§ **Supplied material**
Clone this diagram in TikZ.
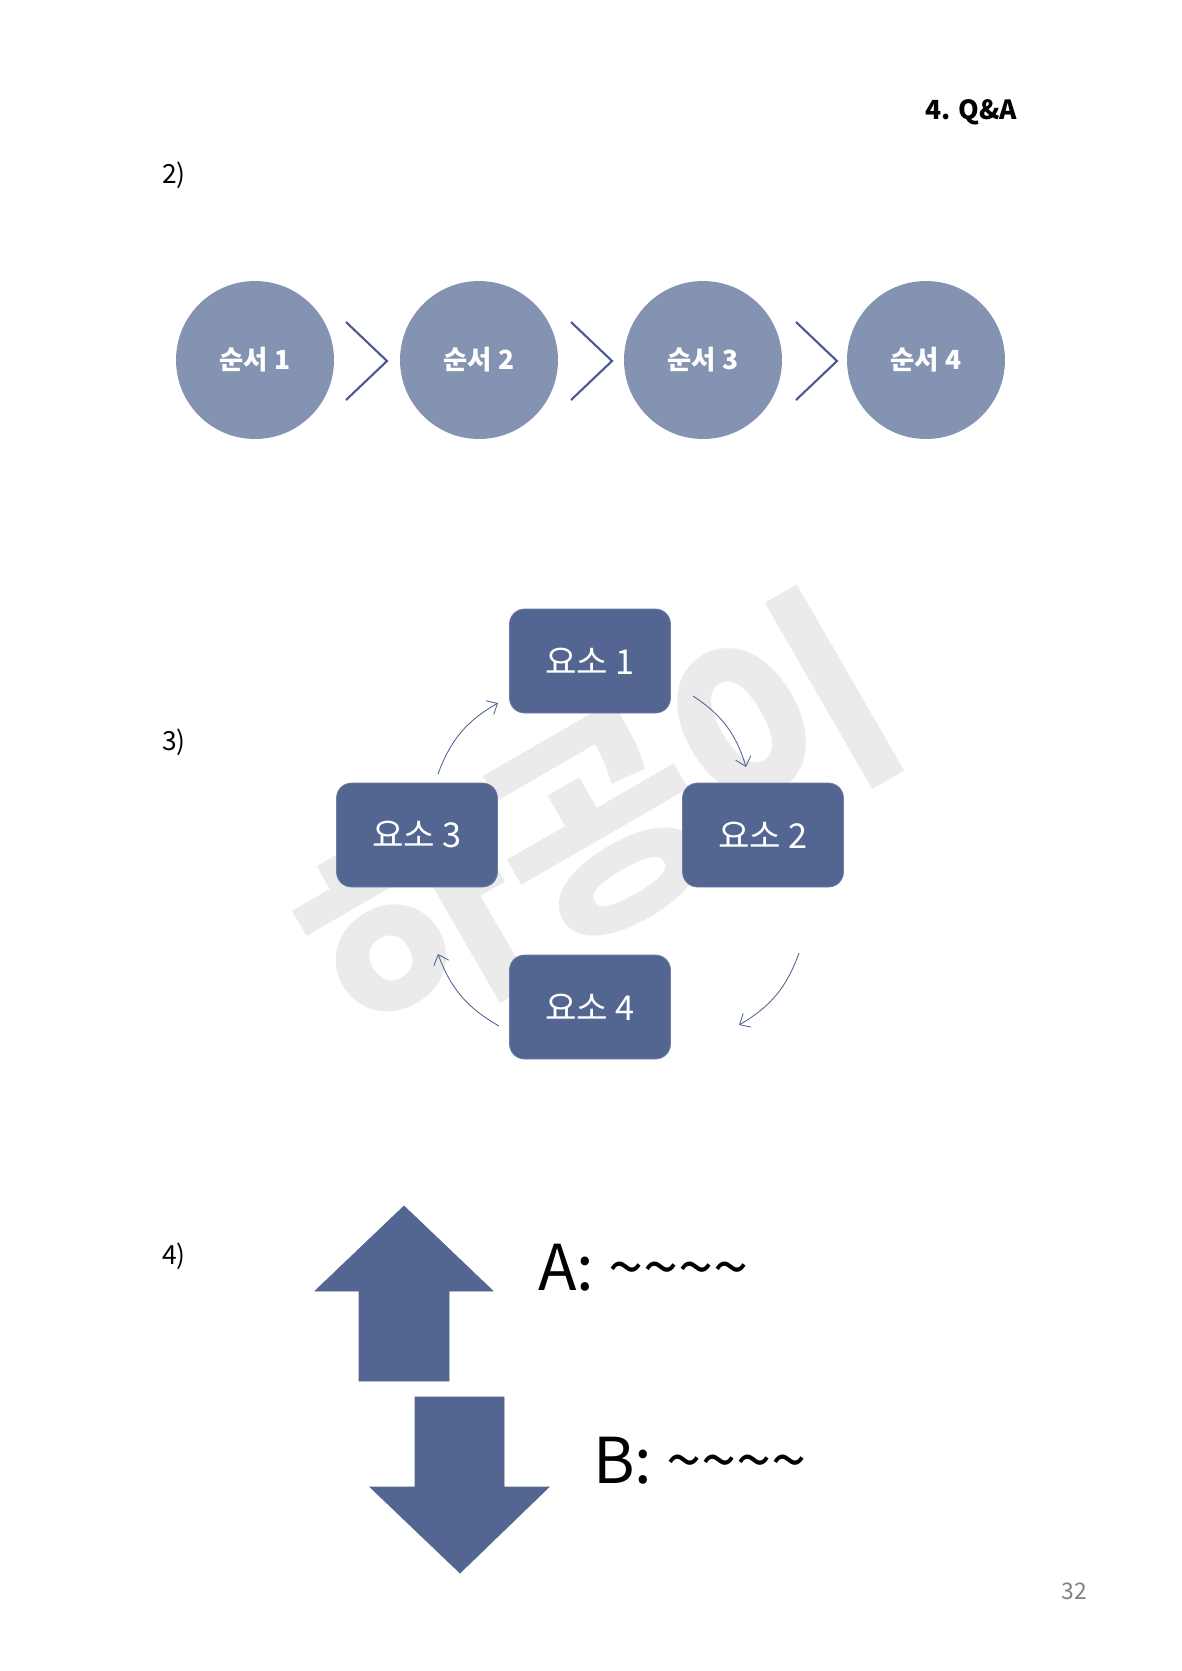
\documentclass[tikz,border=0pt]{standalone}
\usepackage{fontspec}
\newfontfamily\kr{Noto Sans CJK KR}
\usetikzlibrary{arrows.meta,shapes}
\definecolor{circ}{HTML}{8593B3}
\definecolor{boxc}{HTML}{536591}
\definecolor{chev}{HTML}{4A5A8F}
\definecolor{wmark}{HTML}{EBEBEB}
\tikzset{stepcirc/.style={circle,fill=circ,minimum size=3.16cm,inner sep=0pt,text=white,font=\kr\bfseries\fontsize{15}{15}\selectfont},
elem/.style={rounded corners=0.3cm,fill=boxc,draw=boxc!85!white,minimum width=3.22cm,minimum height=2.08cm,text=white,font=\kr\fontsize{19.5}{20}\selectfont},
cyc/.style={draw=boxc,line width=0.5pt,-{Straight Barb[length=5pt,width=9pt]}},
chevline/.style={draw=chev,line width=1.2pt},
lbl/.style={font=\kr\fontsize{15}{15}\selectfont}}

\begin{document}
\begin{tikzpicture}[x=0.02cm,y=0.02cm]
\useasboundingbox (0,0) rectangle (1181,-1671);
% watermark
\node[font=\kr\bfseries\fontsize{130}{130}\selectfont,text=wmark,rotate=30] (wm) at (598,-824) {하공이};

\node[font=\kr\bfseries\fontsize{15}{15}\selectfont] (title) at (971,-112) {4. Q\&A};
\node[font=\kr\fontsize{13}{13}\selectfont,text=gray] (page) at (1074,-1591) {32};

% 2)
\node[lbl] (l2) at (174,-175) {2)};
\node[stepcirc] (c1) at (255,-360) {순서 1};
\node[stepcirc] (c2) at (479,-360) {순서 2};
\node[stepcirc] (c3) at (703,-360) {순서 3};
\node[stepcirc] (c4) at (926,-360) {순서 4};
\foreach \x in {346,571,796}
  \draw[chevline] (\x,-322) -- ++(41,-39) -- ++(-41,-39);

% 3)
\node[lbl] (l3) at (174,-742) {3)};
\node[elem] (e1) at (590,-661) {요소 1};
\node[elem] (e2) at (763,-835) {요소 2};
\node[elem] (e3) at (417,-835) {요소 3};
\node[elem] (e4) at (590,-1007) {요소 4};
\coordinate (s31) at (438,-774);
\coordinate (t31) at (498,-703);
\coordinate (s12) at (693,-696);
\coordinate (t12) at (746,-767);
\coordinate (s24) at (799,-953);
\coordinate (t24) at (739,-1025);
\coordinate (s43) at (499,-1026);
\coordinate (t43) at (438,-954);
\draw[cyc] (s31) to[bend left=20] (t31);
\draw[cyc] (s12) to[bend left=20] (t12);
\draw[cyc] (s24) to[bend left=20] (t24);
\draw[cyc] (s43) to[bend left=20] (t43);

% 4)
\node[lbl] (l4) at (174,-1256) {4)};
\filldraw[fill=boxc,draw=boxc] (404,-1206) -- (493,-1291) -- (449,-1291) -- (449,-1381) -- (359,-1381) -- (359,-1291) -- (315,-1291) -- cycle;
\filldraw[fill=boxc,draw=boxc] (415,-1397) -- (504,-1397) -- (504,-1487) -- (549,-1487) -- (460,-1573) -- (370,-1487) -- (415,-1487) -- cycle;
\node[font=\kr\fontsize{36}{36}\selectfont,anchor=base west,inner sep=0pt] (qa) at (538,-1290) {A: \textasciitilde\textasciitilde\textasciitilde\textasciitilde};
\node[font=\kr\fontsize{36}{36}\selectfont,anchor=base west,inner sep=0pt] (qb) at (593,-1483) {B: \textasciitilde\textasciitilde\textasciitilde\textasciitilde};
\end{tikzpicture}
\end{document}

§ **What the exercise asks**
Give back every line exactly as it stands, pictures excluded.

§ **Solution below**
Clone this diagram in TikZ.
\documentclass[tikz,border=0pt]{standalone}
\usepackage{fontspec}
\newfontfamily\kr{Noto Sans CJK KR}
\usetikzlibrary{arrows.meta,shapes}
\definecolor{circ}{HTML}{8593B3}
\definecolor{boxc}{HTML}{536591}
\definecolor{chev}{HTML}{4A5A8F}
\definecolor{wmark}{HTML}{EBEBEB}
\tikzset{stepcirc/.style={circle,fill=circ,minimum size=3.16cm,inner sep=0pt,text=white,font=\kr\bfseries\fontsize{15}{15}\selectfont},
elem/.style={rounded corners=0.3cm,fill=boxc,draw=boxc!85!white,minimum width=3.22cm,minimum height=2.08cm,text=white,font=\kr\fontsize{19.5}{20}\selectfont},
cyc/.style={draw=boxc,line width=0.5pt,-{Straight Barb[length=5pt,width=9pt]}},
chevline/.style={draw=chev,line width=1.2pt},
lbl/.style={font=\kr\fontsize{15}{15}\selectfont}}

\begin{document}
\begin{tikzpicture}[x=0.02cm,y=0.02cm]
\useasboundingbox (0,0) rectangle (1181,-1671);
% watermark
\node[font=\kr\bfseries\fontsize{130}{130}\selectfont,text=wmark,rotate=30] (wm) at (598,-824) {하공이};

\node[font=\kr\bfseries\fontsize{15}{15}\selectfont] (title) at (971,-112) {4. Q\&A};
\node[font=\kr\fontsize{13}{13}\selectfont,text=gray] (page) at (1074,-1591) {32};

% 2)
\node[lbl] (l2) at (174,-175) {2)};
\node[stepcirc] (c1) at (255,-360) {순서 1};
\node[stepcirc] (c2) at (479,-360) {순서 2};
\node[stepcirc] (c3) at (703,-360) {순서 3};
\node[stepcirc] (c4) at (926,-360) {순서 4};
\foreach \x in {346,571,796}
  \draw[chevline] (\x,-322) -- ++(41,-39) -- ++(-41,-39);

% 3)
\node[lbl] (l3) at (174,-742) {3)};
\node[elem] (e1) at (590,-661) {요소 1};
\node[elem] (e2) at (763,-835) {요소 2};
\node[elem] (e3) at (417,-835) {요소 3};
\node[elem] (e4) at (590,-1007) {요소 4};
\coordinate (s31) at (438,-774);
\coordinate (t31) at (498,-703);
\coordinate (s12) at (693,-696);
\coordinate (t12) at (746,-767);
\coordinate (s24) at (799,-953);
\coordinate (t24) at (739,-1025);
\coordinate (s43) at (499,-1026);
\coordinate (t43) at (438,-954);
\draw[cyc] (s31) to[bend left=20] (t31);
\draw[cyc] (s12) to[bend left=20] (t12);
\draw[cyc] (s24) to[bend left=20] (t24);
\draw[cyc] (s43) to[bend left=20] (t43);

% 4)
\node[lbl] (l4) at (174,-1256) {4)};
\filldraw[fill=boxc,draw=boxc] (404,-1206) -- (493,-1291) -- (449,-1291) -- (449,-1381) -- (359,-1381) -- (359,-1291) -- (315,-1291) -- cycle;
\filldraw[fill=boxc,draw=boxc] (415,-1397) -- (504,-1397) -- (504,-1487) -- (549,-1487) -- (460,-1573) -- (370,-1487) -- (415,-1487) -- cycle;
\node[font=\kr\fontsize{36}{36}\selectfont,anchor=base west,inner sep=0pt] (qa) at (538,-1290) {A: \textasciitilde\textasciitilde\textasciitilde\textasciitilde};
\node[font=\kr\fontsize{36}{36}\selectfont,anchor=base west,inner sep=0pt] (qb) at (593,-1483) {B: \textasciitilde\textasciitilde\textasciitilde\textasciitilde};
\end{tikzpicture}
\end{document}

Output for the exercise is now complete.